___ Material

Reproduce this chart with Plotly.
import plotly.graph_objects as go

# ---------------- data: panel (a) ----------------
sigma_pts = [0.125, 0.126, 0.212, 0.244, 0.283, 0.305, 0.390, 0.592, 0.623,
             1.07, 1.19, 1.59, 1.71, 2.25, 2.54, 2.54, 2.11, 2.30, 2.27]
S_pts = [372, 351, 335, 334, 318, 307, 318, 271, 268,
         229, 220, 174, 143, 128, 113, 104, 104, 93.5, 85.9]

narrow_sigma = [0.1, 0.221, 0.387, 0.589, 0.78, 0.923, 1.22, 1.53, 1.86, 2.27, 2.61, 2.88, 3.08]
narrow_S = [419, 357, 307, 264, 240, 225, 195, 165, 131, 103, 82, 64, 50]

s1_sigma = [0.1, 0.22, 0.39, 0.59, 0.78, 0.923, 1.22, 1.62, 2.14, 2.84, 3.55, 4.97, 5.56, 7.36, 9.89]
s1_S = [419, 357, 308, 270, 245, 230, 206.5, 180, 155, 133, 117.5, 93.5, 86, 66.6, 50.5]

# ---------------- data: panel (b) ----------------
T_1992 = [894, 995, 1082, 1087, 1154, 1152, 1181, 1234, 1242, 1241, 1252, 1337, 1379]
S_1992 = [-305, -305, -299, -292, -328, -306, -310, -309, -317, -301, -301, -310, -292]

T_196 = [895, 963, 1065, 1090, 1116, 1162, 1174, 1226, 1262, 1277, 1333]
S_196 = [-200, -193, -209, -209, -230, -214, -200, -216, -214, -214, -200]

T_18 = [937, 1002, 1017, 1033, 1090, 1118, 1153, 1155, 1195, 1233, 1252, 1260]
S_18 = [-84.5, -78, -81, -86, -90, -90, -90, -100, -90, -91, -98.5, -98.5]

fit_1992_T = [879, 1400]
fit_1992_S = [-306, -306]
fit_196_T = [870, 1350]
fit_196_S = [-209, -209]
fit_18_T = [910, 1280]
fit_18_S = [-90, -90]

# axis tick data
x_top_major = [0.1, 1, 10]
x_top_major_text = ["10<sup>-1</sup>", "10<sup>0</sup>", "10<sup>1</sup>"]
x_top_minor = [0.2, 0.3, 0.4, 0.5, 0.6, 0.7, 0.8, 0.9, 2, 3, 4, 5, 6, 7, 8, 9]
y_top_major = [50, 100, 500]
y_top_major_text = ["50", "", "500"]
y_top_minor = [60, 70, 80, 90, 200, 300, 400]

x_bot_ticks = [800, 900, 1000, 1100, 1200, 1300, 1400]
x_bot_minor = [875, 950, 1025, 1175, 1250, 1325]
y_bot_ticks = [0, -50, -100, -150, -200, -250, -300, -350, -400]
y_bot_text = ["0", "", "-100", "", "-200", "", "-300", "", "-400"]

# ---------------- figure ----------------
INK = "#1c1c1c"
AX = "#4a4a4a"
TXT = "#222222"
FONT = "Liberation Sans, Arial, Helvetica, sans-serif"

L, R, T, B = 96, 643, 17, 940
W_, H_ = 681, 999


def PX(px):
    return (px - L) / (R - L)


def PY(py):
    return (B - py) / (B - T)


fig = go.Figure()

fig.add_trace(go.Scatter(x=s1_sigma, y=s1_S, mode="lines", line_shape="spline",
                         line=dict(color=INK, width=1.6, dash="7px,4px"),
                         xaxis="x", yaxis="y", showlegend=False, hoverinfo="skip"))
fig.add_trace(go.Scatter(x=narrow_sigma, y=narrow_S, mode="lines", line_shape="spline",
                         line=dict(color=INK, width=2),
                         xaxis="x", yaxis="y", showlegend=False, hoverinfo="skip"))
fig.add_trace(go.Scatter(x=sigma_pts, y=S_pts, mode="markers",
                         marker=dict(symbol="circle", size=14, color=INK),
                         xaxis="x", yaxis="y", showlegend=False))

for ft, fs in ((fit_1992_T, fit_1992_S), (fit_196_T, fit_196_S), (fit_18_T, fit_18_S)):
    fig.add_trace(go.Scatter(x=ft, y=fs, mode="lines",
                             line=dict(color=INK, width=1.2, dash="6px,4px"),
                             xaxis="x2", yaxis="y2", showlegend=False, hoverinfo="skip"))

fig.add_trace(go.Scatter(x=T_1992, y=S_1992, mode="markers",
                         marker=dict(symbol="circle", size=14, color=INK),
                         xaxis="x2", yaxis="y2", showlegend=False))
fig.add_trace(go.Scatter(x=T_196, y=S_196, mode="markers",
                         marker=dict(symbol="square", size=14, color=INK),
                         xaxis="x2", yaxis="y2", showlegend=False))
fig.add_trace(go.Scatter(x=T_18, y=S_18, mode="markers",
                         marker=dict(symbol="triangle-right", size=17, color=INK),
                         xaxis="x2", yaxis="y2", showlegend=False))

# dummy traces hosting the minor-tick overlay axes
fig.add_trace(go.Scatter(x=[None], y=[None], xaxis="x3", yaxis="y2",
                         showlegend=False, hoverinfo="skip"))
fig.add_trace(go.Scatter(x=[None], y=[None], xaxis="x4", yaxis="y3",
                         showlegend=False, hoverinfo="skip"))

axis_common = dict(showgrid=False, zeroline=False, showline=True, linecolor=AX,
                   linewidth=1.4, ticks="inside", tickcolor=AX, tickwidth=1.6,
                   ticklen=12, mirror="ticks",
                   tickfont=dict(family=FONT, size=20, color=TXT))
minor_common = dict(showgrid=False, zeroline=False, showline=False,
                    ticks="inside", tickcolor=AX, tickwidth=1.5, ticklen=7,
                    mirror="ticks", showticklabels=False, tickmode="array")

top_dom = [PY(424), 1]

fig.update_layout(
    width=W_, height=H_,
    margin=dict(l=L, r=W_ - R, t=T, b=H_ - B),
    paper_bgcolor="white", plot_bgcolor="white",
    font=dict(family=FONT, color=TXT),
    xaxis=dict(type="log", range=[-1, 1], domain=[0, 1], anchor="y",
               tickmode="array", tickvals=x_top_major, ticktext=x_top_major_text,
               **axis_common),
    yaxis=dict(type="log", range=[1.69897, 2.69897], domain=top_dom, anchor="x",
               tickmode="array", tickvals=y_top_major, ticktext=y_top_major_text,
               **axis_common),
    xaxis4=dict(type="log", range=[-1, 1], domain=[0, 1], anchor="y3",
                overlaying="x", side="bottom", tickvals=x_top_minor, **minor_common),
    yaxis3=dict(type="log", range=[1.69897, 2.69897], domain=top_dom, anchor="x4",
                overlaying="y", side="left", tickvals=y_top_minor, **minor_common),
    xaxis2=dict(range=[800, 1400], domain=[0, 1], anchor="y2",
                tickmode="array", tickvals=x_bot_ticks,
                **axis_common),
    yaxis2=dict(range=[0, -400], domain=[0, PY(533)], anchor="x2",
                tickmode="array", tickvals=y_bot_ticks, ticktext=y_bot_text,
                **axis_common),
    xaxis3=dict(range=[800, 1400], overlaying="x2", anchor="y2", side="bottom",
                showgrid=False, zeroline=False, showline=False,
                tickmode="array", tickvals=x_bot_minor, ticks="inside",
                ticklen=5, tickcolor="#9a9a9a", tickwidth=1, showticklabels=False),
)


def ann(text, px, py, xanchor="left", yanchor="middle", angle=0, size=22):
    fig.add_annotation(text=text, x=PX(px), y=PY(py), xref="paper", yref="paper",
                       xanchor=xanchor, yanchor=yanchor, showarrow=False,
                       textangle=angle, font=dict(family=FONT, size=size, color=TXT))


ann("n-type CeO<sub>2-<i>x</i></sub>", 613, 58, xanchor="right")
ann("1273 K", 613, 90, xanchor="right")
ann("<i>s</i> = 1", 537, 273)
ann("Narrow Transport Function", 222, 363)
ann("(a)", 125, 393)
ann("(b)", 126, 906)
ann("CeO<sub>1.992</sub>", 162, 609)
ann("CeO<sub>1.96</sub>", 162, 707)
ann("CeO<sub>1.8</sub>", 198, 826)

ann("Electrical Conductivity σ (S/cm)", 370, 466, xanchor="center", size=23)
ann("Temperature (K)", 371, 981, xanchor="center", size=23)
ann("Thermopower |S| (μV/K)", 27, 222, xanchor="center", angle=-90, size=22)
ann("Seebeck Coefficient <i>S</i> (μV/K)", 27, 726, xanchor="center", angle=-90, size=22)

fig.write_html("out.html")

______

Task statement: Please give an exact restatement of only the lines from the beginning of the material above to the line with "import plotly.graph_objects as go", inclusive.

Task response:
Reproduce this chart with Plotly.
import plotly.graph_objects as go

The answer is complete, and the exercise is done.